──────── RECORDS FOR THE TASK ────────
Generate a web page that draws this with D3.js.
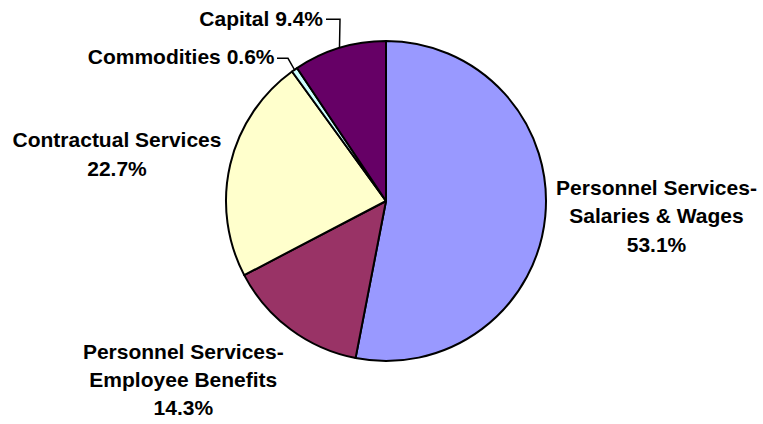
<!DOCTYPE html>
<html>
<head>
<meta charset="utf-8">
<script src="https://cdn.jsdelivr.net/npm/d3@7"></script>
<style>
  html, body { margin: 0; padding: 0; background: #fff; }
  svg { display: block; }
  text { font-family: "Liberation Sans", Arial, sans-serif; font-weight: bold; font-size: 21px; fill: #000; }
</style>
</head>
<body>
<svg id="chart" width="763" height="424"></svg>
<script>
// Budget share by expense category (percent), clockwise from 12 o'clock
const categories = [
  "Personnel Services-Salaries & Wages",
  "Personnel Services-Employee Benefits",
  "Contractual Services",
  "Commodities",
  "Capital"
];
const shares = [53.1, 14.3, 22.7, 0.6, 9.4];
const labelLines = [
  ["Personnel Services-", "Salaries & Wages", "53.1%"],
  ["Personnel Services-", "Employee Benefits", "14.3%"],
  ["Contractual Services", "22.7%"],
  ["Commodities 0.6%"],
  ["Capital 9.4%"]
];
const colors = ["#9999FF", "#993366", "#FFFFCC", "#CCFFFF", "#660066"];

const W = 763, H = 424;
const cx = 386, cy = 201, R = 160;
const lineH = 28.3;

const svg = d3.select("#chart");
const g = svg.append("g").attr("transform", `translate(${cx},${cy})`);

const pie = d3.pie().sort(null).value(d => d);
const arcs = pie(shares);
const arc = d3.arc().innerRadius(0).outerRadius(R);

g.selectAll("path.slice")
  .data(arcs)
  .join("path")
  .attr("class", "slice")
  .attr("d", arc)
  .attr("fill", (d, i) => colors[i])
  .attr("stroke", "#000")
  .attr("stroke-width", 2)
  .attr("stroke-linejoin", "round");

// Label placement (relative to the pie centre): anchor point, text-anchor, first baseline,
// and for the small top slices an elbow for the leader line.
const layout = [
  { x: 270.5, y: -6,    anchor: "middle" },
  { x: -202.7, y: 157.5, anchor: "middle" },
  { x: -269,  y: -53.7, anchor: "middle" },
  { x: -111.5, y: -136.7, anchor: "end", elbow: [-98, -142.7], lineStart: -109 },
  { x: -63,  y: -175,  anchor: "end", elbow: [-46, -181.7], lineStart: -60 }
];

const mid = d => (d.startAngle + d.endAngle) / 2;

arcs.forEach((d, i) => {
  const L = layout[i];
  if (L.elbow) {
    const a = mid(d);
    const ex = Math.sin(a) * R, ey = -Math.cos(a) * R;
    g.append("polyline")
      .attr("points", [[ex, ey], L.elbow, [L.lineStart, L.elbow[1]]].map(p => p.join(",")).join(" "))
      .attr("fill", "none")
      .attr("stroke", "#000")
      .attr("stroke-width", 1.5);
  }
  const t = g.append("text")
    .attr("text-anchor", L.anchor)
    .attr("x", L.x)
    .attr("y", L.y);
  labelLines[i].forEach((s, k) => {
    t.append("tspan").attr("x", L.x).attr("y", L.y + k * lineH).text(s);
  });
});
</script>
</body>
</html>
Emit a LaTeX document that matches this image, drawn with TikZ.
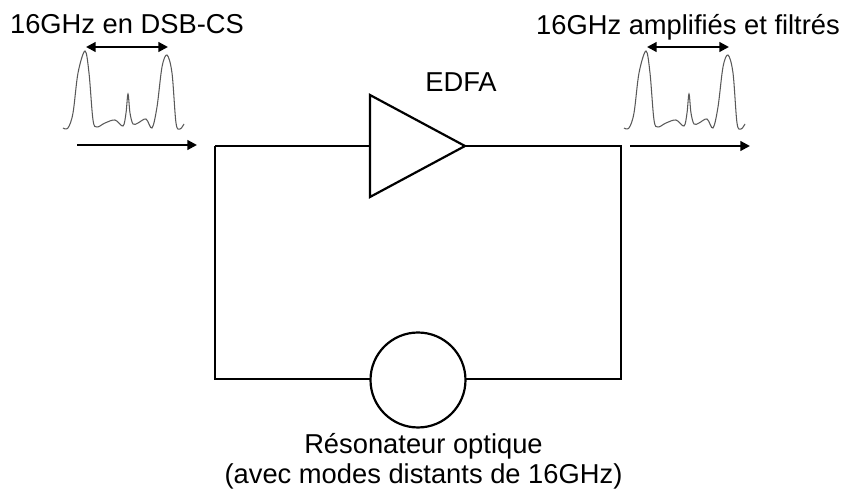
────────
- PROBLEM TO SOLVE
Except for the pictures, reproduce every line exactly.

- CORRECT RESULT
Generate a web page that draws this with D3.js.
<!DOCTYPE html>
<html>
<head>
<meta charset="utf-8">
<script src="https://cdn.jsdelivr.net/npm/d3@7"></script>
<style>
  html, body { margin: 0; padding: 0; background: #fff; }
  svg { display: block; }
  text { font-family: "Liberation Sans", Arial, sans-serif; font-weight: bold; font-size: 21px; fill: #000; }
</style>
</head>
<body>
<svg id="chart" width="763" height="424"></svg>
<script>
// Budget share by expense category (percent), clockwise from 12 o'clock
const categories = [
  "Personnel Services-Salaries & Wages",
  "Personnel Services-Employee Benefits",
  "Contractual Services",
  "Commodities",
  "Capital"
];
const shares = [53.1, 14.3, 22.7, 0.6, 9.4];
const labelLines = [
  ["Personnel Services-", "Salaries & Wages", "53.1%"],
  ["Personnel Services-", "Employee Benefits", "14.3%"],
  ["Contractual Services", "22.7%"],
  ["Commodities 0.6%"],
  ["Capital 9.4%"]
];
const colors = ["#9999FF", "#993366", "#FFFFCC", "#CCFFFF", "#660066"];

const W = 763, H = 424;
const cx = 386, cy = 201, R = 160;
const lineH = 28.3;

const svg = d3.select("#chart");
const g = svg.append("g").attr("transform", `translate(${cx},${cy})`);

const pie = d3.pie().sort(null).value(d => d);
const arcs = pie(shares);
const arc = d3.arc().innerRadius(0).outerRadius(R);

g.selectAll("path.slice")
  .data(arcs)
  .join("path")
  .attr("class", "slice")
  .attr("d", arc)
  .attr("fill", (d, i) => colors[i])
  .attr("stroke", "#000")
  .attr("stroke-width", 2)
  .attr("stroke-linejoin", "round");

// Label placement (relative to the pie centre): anchor point, text-anchor, first baseline,
// and for the small top slices an elbow for the leader line.
const layout = [
  { x: 270.5, y: -6,    anchor: "middle" },
  { x: -202.7, y: 157.5, anchor: "middle" },
  { x: -269,  y: -53.7, anchor: "middle" },
  { x: -111.5, y: -136.7, anchor: "end", elbow: [-98, -142.7], lineStart: -109 },
  { x: -63,  y: -175,  anchor: "end", elbow: [-46, -181.7], lineStart: -60 }
];

const mid = d => (d.startAngle + d.endAngle) / 2;

arcs.forEach((d, i) => {
  const L = layout[i];
  if (L.elbow) {
    const a = mid(d);
    const ex = Math.sin(a) * R, ey = -Math.cos(a) * R;
    g.append("polyline")
      .attr("points", [[ex, ey], L.elbow, [L.lineStart, L.elbow[1]]].map(p => p.join(",")).join(" "))
      .attr("fill", "none")
      .attr("stroke", "#000")
      .attr("stroke-width", 1.5);
  }
  const t = g.append("text")
    .attr("text-anchor", L.anchor)
    .attr("x", L.x)
    .attr("y", L.y);
  labelLines[i].forEach((s, k) => {
    t.append("tspan").attr("x", L.x).attr("y", L.y + k * lineH).text(s);
  });
});
</script>
</body>
</html>
Emit a LaTeX document that matches this image, drawn with TikZ.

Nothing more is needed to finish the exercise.